Dothraki, the made-up language from “Game of Thrones,” is the latest fake language to capture the curiosity of fans, as evidenced by a new course at UC Berkeley.
“The Linguistics of ‘Game of Thrones’ and the Art of Language Invention,” will be taught for six weeks over the summer by language creator David J. Peterson. UC Berkeley announced the class on its website last week.
Peterson is a UC Berkeley alum and says his love of creating languages dates back to his very first linguistics class at the school. He earned his Masters in Linguistics at UC San Diego in 2005 and just four years after that, was creating the Dothraki language based on snippets from George R.R. Martin’s books.
“From there, I’ve worked on about a dozen other shows and movies,” he told Berkeley. “Language has become my entire life and my livelihood.”

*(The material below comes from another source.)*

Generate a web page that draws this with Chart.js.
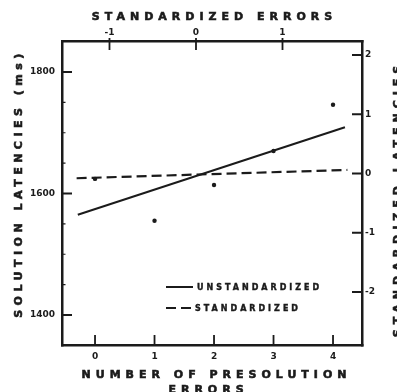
<!DOCTYPE html>
<html>
<head>
<meta charset="utf-8">
<script src="https://cdn.jsdelivr.net/npm/chart.js@4/dist/chart.umd.min.js"></script>
<style>
  html, body { margin: 0; padding: 0; background: #ffffff; }
  #wrap { width: 397px; height: 392px; }
</style>
</head>
<body>
<div id="wrap"><canvas id="c" width="397" height="392"></canvas></div>
<script>
// ---- data ----
const errors = [0, 1, 2, 3, 4];
const latencies = [1624, 1555, 1614, 1670, 1746];
const unstdLineX = [-0.29, 4.20];
const unstdLineY = [1565, 1709];
const stdLineX = [-1.38, 1.75];
const stdLineY = [-0.08, 0.06];

const xTicks = [0, 1, 2, 3, 4];
const xTickLabels = ['0', '1', '2', '3', '4'];
const yTicks = [1400, 1600, 1800];
const yTickLabels = ['1400', '1600', '1800'];
const yMinorTicks = [1450, 1500, 1550, 1650, 1700, 1750];
const x2Ticks = [-1, 0, 1];
const x2TickLabels = ['-1', '0', '1'];
const y2Ticks = [-2, -1, 0, 1, 2];
const y2TickLabels = ['-2', '-1', '0', '1', '2'];

const titleTop = 'STANDARDIZED ERRORS';
const titleLeft = 'SOLUTION LATENCIES (ms)';
const titleBottom = ['NUMBER OF PRESOLUTION', 'ERRORS'];
const titleRight = 'STANDARDIZED LATENCIES';
const seriesNames = ['UNSTANDARDIZED', 'STANDARDIZED'];

// ---- style ----
const INK = '#1b1b1b';
const FONT = '"DejaVu Sans", "Liberation Sans", sans-serif';
const tickFont = { family: FONT, size: 9, weight: 'bold' };

function setTicks(list) {
  return function (scale) { scale.ticks = list.map(v => ({ value: v })); };
}
function labelFrom(values, labels) {
  return function (value) { const i = values.indexOf(value); return i >= 0 ? labels[i] : ''; };
}
const noGrid = { display: false, drawTicks: false, drawOnChartArea: false, lineWidth: 2.5 };
const border = { display: true, width: 2.5, color: INK };

const tickMarks = {
  id: 'tickMarks',
  afterDraw(chart) {
    const { ctx } = chart;
    const sx = chart.scales.x, sy = chart.scales.y, sx2 = chart.scales.x2, sy2 = chart.scales.y2;
    ctx.save();
    ctx.strokeStyle = INK;
    ctx.lineWidth = 1.8;
    ctx.beginPath();
    xTicks.forEach(v => { const p = sx.getPixelForValue(v); ctx.moveTo(p, sx.top); ctx.lineTo(p, sx.top - 10); });
    x2Ticks.forEach(v => { const p = sx2.getPixelForValue(v); ctx.moveTo(p, sx2.bottom - 3); ctx.lineTo(p, sx2.bottom + 9); });
    yTicks.forEach(v => { const p = sy.getPixelForValue(v); ctx.moveTo(sy.right - 1, p); ctx.lineTo(sy.right + 10, p); });
    y2Ticks.forEach(v => { const p = sy2.getPixelForValue(v); ctx.moveTo(sy2.left + 1, p); ctx.lineTo(sy2.left - 10, p); });
    ctx.stroke();
    ctx.lineWidth = 1.2;
    ctx.beginPath();
    yMinorTicks.forEach(v => { const p = sy.getPixelForValue(v); ctx.moveTo(sy.right, p); ctx.lineTo(sy.right + 3.5, p); });
    ctx.stroke();
    ctx.restore();
  }
};

function heavyText(ctx, text, x, y) {
  ctx.fillText(text, x, y);
  ctx.strokeText(text, x, y);
}

const axisTitles = {
  id: 'axisTitles',
  afterDraw(chart) {
    const { ctx, chartArea } = chart;
    ctx.save();
    ctx.fillStyle = INK;
    ctx.strokeStyle = INK;
    ctx.lineWidth = 0.6;
    ctx.font = 'bold 11px ' + FONT;
    ctx.textAlign = 'center';
    ctx.textBaseline = 'alphabetic';
    ctx.letterSpacing = '5px';
    const cx = (chartArea.left + chartArea.right) / 2;
    heavyText(ctx, titleTop, cx + 2.5, 19.5);
    heavyText(ctx, titleBottom[0], cx + 4.5, 378);
    heavyText(ctx, titleBottom[1], cx - 3.5, 393);
    // right title (reads bottom to top)
    ctx.save();
    ctx.translate(396.5, 199);
    ctx.rotate(-Math.PI / 2);
    heavyText(ctx, titleRight, 0, 4);
    ctx.restore();
    // left title
    ctx.letterSpacing = '4.5px';
    ctx.save();
    ctx.translate(17.5, 183.5);
    ctx.rotate(-Math.PI / 2);
    heavyText(ctx, titleLeft, 0, 4);
    ctx.restore();
    ctx.restore();
  }
};

const innerLegend = {
  id: 'innerLegend',
  afterDraw(chart) {
    const { ctx } = chart;
    const items = [chart.data.datasets[1], chart.data.datasets[2]];
    const rows = [287, 308];
    ctx.save();
    ctx.font = 'bold 8px ' + FONT;
    ctx.fillStyle = INK;
    ctx.textAlign = 'left';
    ctx.textBaseline = 'alphabetic';
    ctx.letterSpacing = '3px';
    items.forEach((ds, i) => {
      const y = rows[i];
      ctx.strokeStyle = INK;
      ctx.lineWidth = ds.borderWidth;
      ctx.setLineDash(ds.borderDash || []);
      ctx.beginPath();
      ctx.moveTo(166, y);
      ctx.lineTo(193, y);
      ctx.stroke();
      ctx.setLineDash([]);
      ctx.lineWidth = 0.4;
      heavyText(ctx, ds.label, i === 0 ? 197 : 195, y + 3);
    });
    ctx.restore();
  }
};

new Chart(document.getElementById('c'), {
  type: 'scatter',
  data: {
    datasets: [
      {
        label: 'Means',
        data: errors.map((x, i) => ({ x: x, y: latencies[i] })),
        xAxisID: 'x', yAxisID: 'y',
        pointRadius: 2.2, pointBackgroundColor: INK, pointBorderColor: INK, pointBorderWidth: 0,
        showLine: false
      },
      {
        label: seriesNames[0],
        data: unstdLineX.map((x, i) => ({ x: x, y: unstdLineY[i] })),
        xAxisID: 'x', yAxisID: 'y',
        showLine: true, pointRadius: 0, borderColor: INK, borderWidth: 2
      },
      {
        label: seriesNames[1],
        data: stdLineX.map((x, i) => ({ x: x, y: stdLineY[i] })),
        xAxisID: 'x2', yAxisID: 'y2',
        showLine: true, pointRadius: 0, borderColor: INK, borderWidth: 2.2, borderDash: [10, 5]
      }
    ]
  },
  options: {
    responsive: false,
    animation: false,
    devicePixelRatio: 1,
    layout: { padding: 0 },
    plugins: { legend: { display: false }, tooltip: { enabled: false } },
    scales: {
      x: {
        type: 'linear', position: 'bottom', min: -0.555, max: 4.487,
        afterBuildTicks: setTicks(xTicks),
        afterFit: s => { s.height = 47; },
        ticks: { callback: labelFrom(xTicks, xTickLabels), padding: 6, font: tickFont, color: INK, maxRotation: 0, autoSkip: false },
        grid: noGrid, border: border
      },
      x2: {
        type: 'linear', position: 'top', min: -1.549, max: 1.919,
        afterBuildTicks: setTicks(x2Ticks),
        afterFit: s => { s.height = 41; },
        ticks: { callback: labelFrom(x2Ticks, x2TickLabels), padding: 3, font: tickFont, color: INK, maxRotation: 0, autoSkip: false },
        grid: noGrid, border: border
      },
      y: {
        type: 'linear', position: 'left', min: 1350.6, max: 1851,
        afterBuildTicks: setTicks(yTicks),
        afterFit: s => { s.width = 62; },
        ticks: { callback: labelFrom(yTicks, yTickLabels), padding: 7, font: tickFont, color: INK, autoSkip: false },
        grid: noGrid, border: border
      },
      y2: {
        type: 'linear', position: 'right', min: -2.894, max: 2.236,
        afterBuildTicks: setTicks(y2Ticks),
        afterFit: s => { s.width = 35; },
        ticks: { callback: labelFrom(y2Ticks, y2TickLabels), padding: 3, font: tickFont, color: INK, autoSkip: false },
        grid: noGrid, border: border
      }
    }
  },
  plugins: [tickMarks, axisTitles, innerLegend]
});
</script>
</body>
</html>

The Dothraki are a warrior group that ride their horses across the sands of Essos. In the show, Daenerys is married to one of its leaders, Khal Drogo, where she has to learn the nuances of the language in order to communicate with her people and her new husband. It sounds feral and is usually shouted before riding into battle, probably why it’s become so popular.
Besides Dothraki — arguably his most famous work — he also created the show’s High Valyrian language. Peterson’s also worked on other shows, such as MTV’s “Shannara Chronicles,” the CW’s “The 100,” and Showtime’s “Penny Dreadful.”
This isn’t the first time the Dothraki language has been the subject of a language course. Peterson contributed to a course called “Living Language Dothraki: A Conversational Language Course Based on the Hit Original HBO Series Game of Thrones.” Random House also released an app in 2014 that taught users some phrases.
The difference between this new course and those others is the focus on the art of making a language, rather than a study into the grammar and the vocabulary of one. Dothraki will be the framing device to help students explore what it’s like to enter the mind of somebody experiencing a new language. Basically, it’s a linguistics class, but about one of your favorite made-up languages.
“There’s precisely as much value in creating a new language as there is in creating a new fictional story,” Peterson explained. “If you see no value in something like ‘As I Lay Dying’ or ‘To the Lighthouse,’ then I probably can’t convince you there’s value in creating a new language.”